Released: 5th March 2021


Length: 80 Minutes


Certificate: 15


Director: Julien Leclercq


Starring: Olga Kurylenko and Marilyn Lima


On both the silver and smaller screens, standalone thrillers can vary in terms of quality. Some make an impact with viewers; others stand out as being more throwaway than anything else. Sentinelle sits firmly in the latter category, being a poor show from top to bottom.

In Sentinelle we follow Klara (Olga Kurylenko), an interpreter for the French army who witnesses a suicide bombing in the Middle East. Traumatised by the explosion, she’s reassigned to France under the anti-terrorist Sentinel unit. When off duty, her sister Tania (Marilyn Lima) is assaulted on a night out and Klara ventures outside of her responsibilities to track down the perpetrators. Clocking in at a very short eighty minutes, the events of Sentinelle are woefully basic and incredibly weak in terms of engagement. The first major problem with the narrative is how disconnected it all feels; the opening has nothing to do with the rest of the film and instead serves a means to transition into the primary sequences in Nice. Rather than using this incident to thematically ground the proceedings, the plot instead pivots to a very uninspired revenge quest. It doesn’t help that the pacing of said motive is incredibly hackneyed; often the film will skip over escape sequences and abruptly ends scenes that could have delivered further character development. The film’s conclusion is especially awful, cutting to yet another location to resolve the narrative at the last minute.

Despite using a smaller cast, none of the characters in Sentinelle are really worth caring about. Olga’s efforts are passable, but all told she’s unable to carry a role where much of the emotion is heavily internalised. In fact, every performance feels unbelievably flat; the film’s focus on a dark subject matter doesn’t translate to its characters at all, the connections between them being almost non-existent. The closest Sentinelle comes to forming a bond is between Klara and her sister, but this is also neutered by the latter being placed into a coma for a good portion of the runtime. There needed to be more moments of the two grieving over what happened which would have added to the protagonist’s personal guilt. The other characters have nothing to them at all; there’s no camaraderie between Klara and her fellow soldiers and no wider impact on the setting. All told, the film has almost nothing to offer when it comes to getting the audience invested.

From a presentation standpoint, Sentinelle has a more introspective focus.
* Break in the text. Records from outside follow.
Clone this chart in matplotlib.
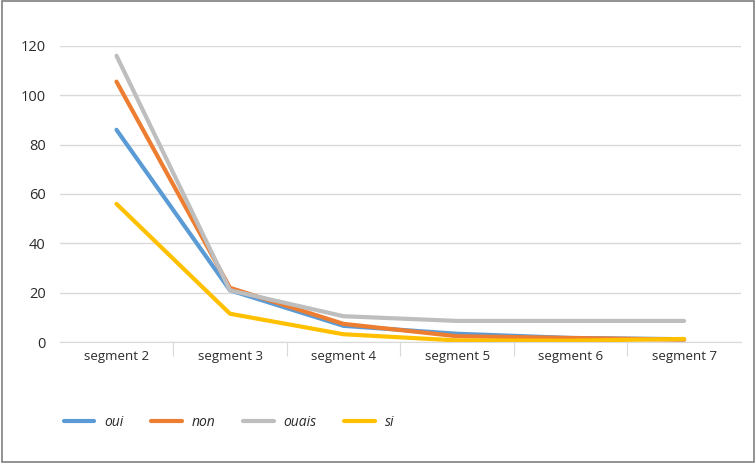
import matplotlib.pyplot as plt
from matplotlib.patches import Rectangle

categories = ["segment 2", "segment 3", "segment 4", "segment 5", "segment 6", "segment 7"]
oui = [86, 21, 6.6, 3.4, 1.7, 1.2]
non = [105.5, 22, 7.4, 2.4, 1.7, 1.0]
ouais = [116, 21, 10.5, 8.6, 8.6, 8.6]
si = [56, 11.5, 3.2, 0.7, 0.6, 1.3]
series = [("oui", oui, "#5B9BD5"), ("non", non, "#ED7D31"),
          ("ouais", ouais, "#BEBEBE"), ("si", si, "#FFC000")]

plt.rcParams['font.family'] = ['Open Sans', 'DejaVu Sans']
txt = "#2B2B2B"

fig = plt.figure(figsize=(7.56, 4.63), dpi=100)
ax = fig.add_axes([0.079, 0.261, 0.901, 0.640])

x = list(range(len(categories)))
for name, vals, col in series:
    ax.plot(x, vals, color=col, lw=3, solid_capstyle='round', solid_joinstyle='round', label=name)

ax.set_xlim(-0.5, len(categories) - 0.5)
ax.set_ylim(0, 120)
ax.set_yticks(range(0, 121, 20))
ax.grid(axis='y', color="#D9D9D9", lw=1)
ax.set_axisbelow(True)
for s in ["top", "right", "left"]:
    ax.spines[s].set_visible(False)
ax.spines["bottom"].set_color("#D9D9D9")
ax.tick_params(axis='y', length=0, pad=10, labelsize=10.5, labelcolor=txt)
ax.set_xticks([i - 0.5 for i in range(1, len(categories))], minor=False)
ax.set_xticklabels([])
ax.tick_params(axis='x', which='major', length=10, color="#D9D9D9")
ax.set_xticks(x, minor=True)
ax.set_xticklabels(categories, minor=True, fontsize=9.5, color=txt)
ax.tick_params(axis='x', which='minor', length=0, pad=6)

leg = fig.legend(loc='lower left', bbox_to_anchor=(0.068, 0.045), ncol=4, frameon=False,
                 prop={'style': 'italic', 'size': 10}, handlelength=2.2, columnspacing=2.0,
                 handletextpad=0.7)
for t in leg.get_texts():
    t.set_color(txt)

fig.patches.append(Rectangle((0.002, 0.002), 0.996, 0.996, transform=fig.transFigure,
                             fill=False, edgecolor="#7F7F7F", lw=1.2))

fig.savefig("out.png", dpi=100)
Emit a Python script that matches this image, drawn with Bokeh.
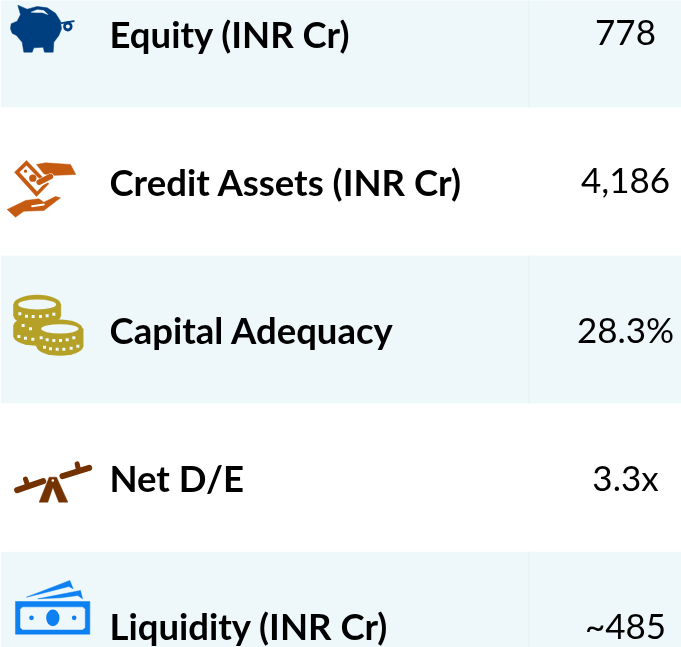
from bokeh.plotting import figure
from bokeh.models import Range1d
from bokeh.embed import file_html
from bokeh.resources import INLINE
from bokeh.core.properties import value

labels = ["Equity (INR Cr)", "Credit Assets (INR Cr)", "Capital Adequacy", "Net D/E", "Liquidity (INR Cr)"]
values = ["778", "4,186", "28.3%", "3.3x", "~485"]

W, H = 681, 647
ROW_H = 148.1
ROW0 = -41.2
BAND = "#EEF7F9"
DIV = "#E2F3F3"

p = figure(width=W, height=H, output_backend="svg", toolbar_location=None,
           x_range=Range1d(0, W), y_range=Range1d(H, 0), min_border=0,
           outline_line_color=None, background_fill_color="white",
           styles={"position": "fixed", "left": "0px", "top": "0px"})
p.axis.visible = False
p.grid.visible = False

n = len(labels)
tops = [ROW0 + ROW_H * i for i in range(n)]
centers = [t + ROW_H / 2 for t in tops]

for i in range(0, n, 2):
    p.quad(left=0, right=W, top=tops[i], bottom=tops[i] + ROW_H, fill_color=BAND, line_color=None)
    p.segment(528.5, tops[i], 528.5, tops[i] + ROW_H, line_color=DIV, line_width=1)

FONT = value("Lato")
p.text(x=[109] * n, y=[c + 0.3 for c in centers], text=labels, text_font=FONT, text_font_style="bold",
       text_font_size="36.5px", text_color="black", text_align="left", text_baseline="middle")
p.text(x=[625] * n, y=[c - 0.5 for c in centers], text=values, text_font=FONT, text_font_size="35px",
       text_color="black", text_align="center", text_baseline="middle")


def poly(pts, ox, oy, color):
    p.patch([ox + a / 3 for a, b in pts], [oy + b / 3 for a, b in pts], fill_color=color, line_color=color, line_width=0.5)


def line(pts, ox, oy, color, w):
    p.line([ox + a / 3 for a, b in pts], [oy + b / 3 for a, b in pts], line_color=color, line_width=w, line_cap="round")


def ell(cx, cy, rx, ry, ox, oy, color):
    p.ellipse(ox + cx / 3, oy + cy / 3, width=2 * rx / 3, height=2 * ry / 3, fill_color=color, line_color=None)


# piggy bank
c = "#003F7F"
poly([(52, 14), (80, 26), (110, 18), (140, 22), (165, 38), (180, 62), (183, 85), (175, 105), (160, 125), (158, 155),
      (132, 155), (128, 140), (100, 142), (95, 155), (70, 155), (65, 125), (48, 105), (35, 98), (30, 85), (32, 70),
      (50, 62), (60, 42)], 0, 0, c)
poly([(92, 35), (110, 28), (130, 30), (142, 42), (125, 36), (105, 36)], 0, 0, BAND)
line([(183, 68), (220, 62)], 0, 0, c, 1.8)
ell(202, 78, 14, 15, 0, 0, c)
ell(202, 78, 6, 6, 0, 0, BAND)

# hands with banknote
c = "#C55A11"
o = (0, 140)
poly([(42, 95), (78, 60), (145, 130), (108, 168)], *o, c)
poly([(58, 95), (78, 76), (130, 130), (110, 152)], *o, "white")
ell(97, 113, 11, 11, *o, c)
ell(75, 92, 5, 5, *o, c)
poly([(108, 72), (135, 67), (210, 72), (226, 102), (150, 105), (130, 100)], *o, c)
line([(116, 127), (150, 110)], *o, "white", 7.5)
line([(116, 125), (150, 108)], *o, c, 5.5)
poly([(20, 207), (75, 180), (115, 175), (130, 185), (165, 168), (180, 172), (130, 210), (70, 212), (45, 230)], *o, c)
line([(95, 197), (130, 192)], *o, "white", 2)

# coins
c = "#B5A127"
o = (0, 280)
for cx, top, bot, rx, ry in [(110, 135, 168, 71, 28), (110, 72, 106, 71, 29)]:
    ell(cx, top, rx, ry, *o, c)
    ell(cx, bot, rx, ry, *o, c)
    poly([(cx - rx, top), (cx + rx, top), (cx + rx, bot), (cx - rx, bot)], *o, c)
ell(110, 72, 57, 15, *o, BAND)
ell(178, 145, 68, 28, *o, c)
ell(178, 198, 70, 28, *o, c)
poly([(108, 145), (248, 145), (248, 198), (108, 198)], *o, c)
ell(178, 145, 56, 14, *o, BAND)


def dots(pts, ox, oy):
    p.rect([ox + a / 3 for a, b in pts], [oy + b / 3 for a, b in pts], width=3, height=3, fill_color=BAND, line_color=None)


dots([(58, 100), (78, 107), (98, 108), (120, 108), (140, 106), (160, 101),
      (68, 135), (90, 145), (55, 168), (75, 173), (97, 176),
      (122, 172), (140, 178), (160, 180), (180, 180), (200, 178), (220, 172),
      (132, 200), (150, 205), (170, 206), (190, 206), (212, 203), (232, 197)], *o)

# seesaw
c = "#733200"
o = (0, 440)
line([(50, 149), (128, 122)], *o, c, 6)
line([(186, 107), (266, 82)], *o, c, 6)
line([(75, 116), (80, 130)], *o, c, 5)
line([(230, 70), (234, 88)], *o, c, 5)
poly([(116, 185), (146, 110), (168, 110), (202, 185), (175, 185), (157, 140), (142, 185)], *o, c)
ell(157, 120, 4, 4, *o, "white")

# banknotes
c = "#0D80F2"
o = (0, 560)
poly([(45, 123), (268, 123), (268, 221), (45, 221)], *o, c)
poly([(66, 140), (247, 140), (253, 146), (253, 201), (247, 207), (66, 207), (60, 201), (60, 146)], *o, BAND)
ell(157, 172, 20, 25, *o, c)
ell(93, 172, 7, 7, *o, c)
ell(221, 172, 7, 7, *o, c)
poly([(78, 110), (208, 60), (218, 85), (205, 78), (120, 100)], *o, c)
poly([(112, 115), (240, 90), (246, 115), (232, 105), (180, 112)], *o, c)

open("out.html", "w").write(file_html(p, INLINE))
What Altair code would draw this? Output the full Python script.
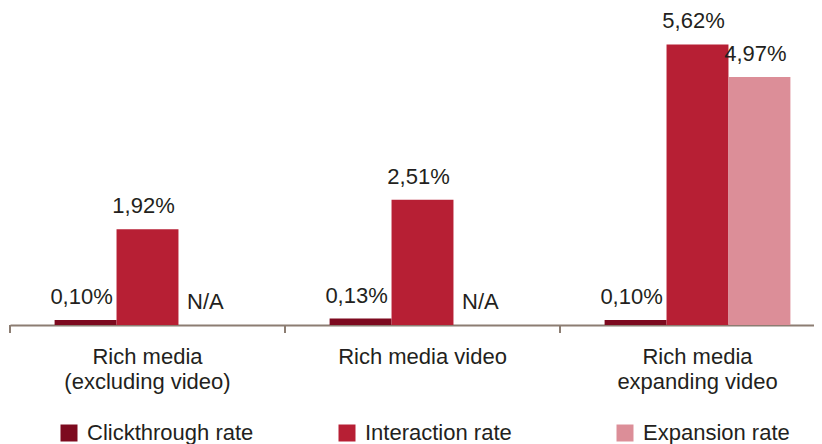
import altair as alt
import pandas as pd

categories = ["Rich media|(excluding video)", "Rich media video", "Rich media|expanding video"]
series = ["Clickthrough rate", "Interaction rate", "Expansion rate"]
clickthrough = [0.10, 0.13, 0.10]
interaction = [1.92, 2.51, 5.62]
expansion = [None, None, 4.97]
colors = ["#7d0a1f", "#b71f34", "#dc8e98"]

rows = []
for i, cat in enumerate(categories):
    for s, vals in zip(series, [clickthrough, interaction, expansion]):
        v = vals[i]
        label = "N/A" if v is None else f"{v:.2f}".replace(".", ",") + "%"
        rows.append({"category": cat, "series": s, "value": v, "label": label})
df = pd.DataFrame(rows)

FONT = "Liberation Sans"
TXT = "#231f20"
AXC = "#8c7d72"
FS = 22

x_enc = alt.X("category:N", sort=categories,
              scale=alt.Scale(range=[0, 825], paddingInner=0, paddingOuter=0),
              axis=alt.Axis(title=None, ticks=False, labelAngle=0, domainColor=AXC, domainWidth=2,
                            labelFont=FONT, labelFontSize=FS, labelColor=TXT, labelPadding=21,
                            labelLineHeight=25, labelExpr="split(datum.label, '|')", labelLimit=400))
xo_enc = alt.XOffset("series:N", sort=series,
                     scale=alt.Scale(domain=series, paddingInner=0, paddingOuter=0.72))
y_enc = alt.Y("ypos:Q", scale=alt.Scale(domain=[0, 6.35], nice=False), axis=None)

base = alt.Chart(df).transform_calculate(
    ypos="isValid(datum.value) ? datum.value : 0"
)

bars = base.transform_filter("isValid(datum.value)").mark_bar(strokeWidth=0).encode(
    x=x_enc,
    xOffset=xo_enc,
    y=y_enc,
    color=alt.Color("series:N", sort=series,
                    scale=alt.Scale(domain=series, range=colors),
                    legend=alt.Legend(title=None, orient="none", direction="horizontal",
                                      legendX=48, legendY=414, symbolType="square",
                                      symbolSize=289, symbolStrokeWidth=0, symbolOpacity=1,
                                      labelFont=FONT, labelFontSize=FS, labelColor=TXT,
                                      labelOffset=7, gridAlign="all", columnPadding=82,
                                      labelLimit=300)),
)

texts = base.mark_text(font=FONT, fontSize=FS, color=TXT, baseline="alphabetic", dy=-16, dx=-4).encode(
    x=x_enc,
    xOffset=xo_enc,
    y=y_enc,
    text="label:N",
)

ticks = alt.Chart(pd.DataFrame({"category": categories})).mark_rule(color=AXC, strokeWidth=2).encode(
    x=alt.X("category:N", sort=categories, bandPosition=0),
    y=alt.value(317),
    y2=alt.value(325),
)

chart = alt.layer(bars, texts, ticks).properties(
    width=804, height=317,
    autosize=alt.AutoSizeParams(type="none"),
    padding={"left": 2, "top": 0, "right": 0, "bottom": 119},
).configure_view(stroke=None)

chart.save("out.html", embed_options={"renderer": "svg", "actions": False})
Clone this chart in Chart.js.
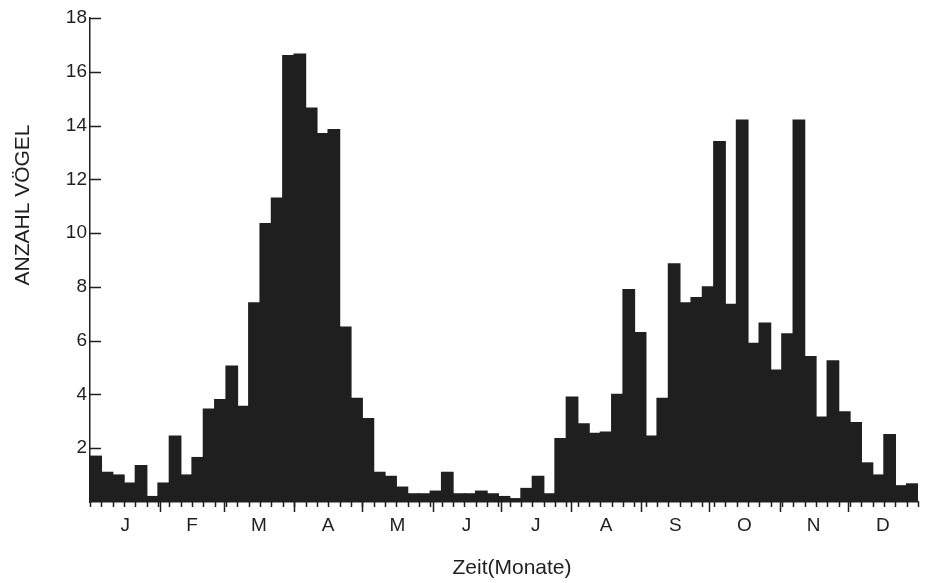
<!DOCTYPE html>
<html>
<head>
<meta charset="utf-8">
<script src="https://cdn.jsdelivr.net/npm/chart.js@4"></script>
<style>
  html, body { margin: 0; padding: 0; background: #fff; }
  #wrap { width: 928px; height: 583px; position: relative; }
</style>
</head>
<body>
<div id="wrap"><canvas id="birdChart"></canvas></div>
<script>
// Anzahl Vögel je Pentade (5-Tage-Abschnitt), 73 Werte
const pentadValues = [
  1.7, 1.1, 1.0, 0.7, 1.35, 0.2, 0.7, 2.45, 1.0, 1.65,
  3.45, 3.8, 5.05, 3.55, 7.4, 10.35, 11.3, 16.6, 16.65, 14.65,
  13.7, 13.85, 6.5, 3.85, 3.1, 1.1, 0.95, 0.55, 0.3, 0.3,
  0.4, 1.1, 0.3, 0.3, 0.4, 0.3, 0.2, 0.12, 0.5, 0.95,
  0.3, 2.35, 3.9, 2.9, 2.55, 2.6, 4.0, 7.9, 6.3, 2.45,
  3.85, 8.85, 7.4, 7.6, 8.0, 13.4, 7.35, 14.2, 5.9, 6.65,
  4.9, 6.25, 14.2, 5.4, 3.15, 5.25, 3.35, 2.95, 1.45, 1.0,
  2.5, 0.6, 0.67
];
const monthLabels = ['J', 'F', 'M', 'A', 'M', 'J', 'J', 'A', 'S', 'O', 'N', 'D'];
const monthDays = [31, 28, 31, 30, 31, 30, 31, 31, 30, 31, 30, 31];
const yTicks = [2, 4, 6, 8, 10, 12, 14, 16, 18];
const pentadLength = 5;

const monthStarts = [];
let acc = 0;
monthDays.forEach(d => { monthStarts.push(acc); acc += d; });
const yearDays = acc;
const monthCenters = monthStarts.map((s, i) => s + monthDays[i] / 2);

const barData = pentadValues.map((v, i) => ({ x: i * pentadLength + pentadLength / 2, y: v }));

const ink = '#1f1f1f';

const axisMarks = {
  id: 'axisMarks',
  afterDraw(chart) {
    const { ctx, chartArea, scales: { x, y } } = chart;
    ctx.save();
    ctx.strokeStyle = ink;
    ctx.lineWidth = 1.5;
    ctx.beginPath();
    // y ticks point into the plot
    yTicks.forEach(t => {
      const py = Math.round(y.getPixelForValue(t)) + 0.5;
      ctx.moveTo(chartArea.left, py);
      ctx.lineTo(chartArea.left + 11, py);
    });
    // short ticks at every pentad boundary
    for (let d = pentadLength; d < yearDays; d += pentadLength) {
      const px = Math.round(x.getPixelForValue(d)) + 0.5;
      ctx.moveTo(px, chartArea.bottom);
      ctx.lineTo(px, chartArea.bottom + 5);
    }
    ctx.stroke();
    // long ticks at month boundaries
    ctx.beginPath();
    monthStarts.concat([yearDays]).forEach(d => {
      const px = Math.round(x.getPixelForValue(d)) + 0.5;
      ctx.moveTo(px, chartArea.bottom);
      ctx.lineTo(px, chartArea.bottom + (d === 0 || d === yearDays ? 5 : 10));
    });
    ctx.stroke();

    // axis titles
    ctx.fillStyle = ink;
    ctx.font = '21px "Liberation Sans", Arial, sans-serif';
    ctx.textAlign = 'center';
    ctx.textBaseline = 'middle';
    ctx.fillText('Zeit(Monate)', 512, 568);
    ctx.translate(23, 205);
    ctx.rotate(-Math.PI / 2);
    ctx.fillText('ANZAHL VÖGEL', 0, 0);
    ctx.restore();
  }
};

new Chart(document.getElementById('birdChart'), {
  type: 'bar',
  data: {
    datasets: [{
      data: barData,
      backgroundColor: ink,
      borderWidth: 0,
      inflateAmount: 0.7,
      barPercentage: 1,
      categoryPercentage: 1
    }]
  },
  options: {
    responsive: true,
    maintainAspectRatio: false,
    animation: false,
    layout: { padding: { top: 18, right: 10, left: 0, bottom: 0 } },
    plugins: { legend: { display: false }, tooltip: { enabled: false } },
    scales: {
      x: {
        type: 'linear',
        min: 0,
        max: yearDays,
        offset: false,
        afterBuildTicks: scale => { scale.ticks = monthCenters.map(v => ({ value: v })); },
        afterFit: scale => { scale.height = 81; },
        grid: { display: true, drawOnChartArea: false, drawTicks: false },
        border: { display: true, color: ink, width: 1.5 },
        ticks: {
          autoSkip: false,
          maxRotation: 0,
          padding: 12,
          color: ink,
          font: { family: '"Liberation Sans", Arial, sans-serif', size: 19 },
          callback: value => monthLabels[monthCenters.indexOf(value)] || ''
        }
      },
      y: {
        min: 0,
        max: 18,
        afterBuildTicks: scale => { scale.ticks = yTicks.map(v => ({ value: v })); },
        afterFit: scale => { scale.width = 90; },
        grid: { display: true, drawOnChartArea: false, drawTicks: false },
        border: { display: true, color: ink, width: 1.5 },
        ticks: {
          padding: 3,
          color: ink,
          font: { family: '"Liberation Sans", Arial, sans-serif', size: 19 }
        }
      }
    }
  },
  plugins: [axisMarks]
});
</script>
</body>
</html>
It’s going for a slower, occasionally atmospheric tone with its slow-moving shots, muted colour palette and heavy use of an ambient soundtrack. While this does lay the groundwork for more reflective moments, it ultimately makes the film’s events even more uneventful. When the action does come into play, it’s so painfully average in both presentation and stakes; cutting is frantic and the stunt work is lacklustre at best. What’s rather baffling is how this supposedly highly trained protagonist often has her opponents get the drop on her at several points. This really drags down the believability of the set piece moments, making it difficult to care for Klara as she tackles those who brutalised her sister.


A horribly bland and hollow slog, Sentinelle’s attempt to create an action vehicle for Olga Kurylenko hits a brick wall. Much of the narrative threads feel disconnected, there’s nothing to bind the characters together and what little action there is utterly fails to thrill. Avoid this one like the plague.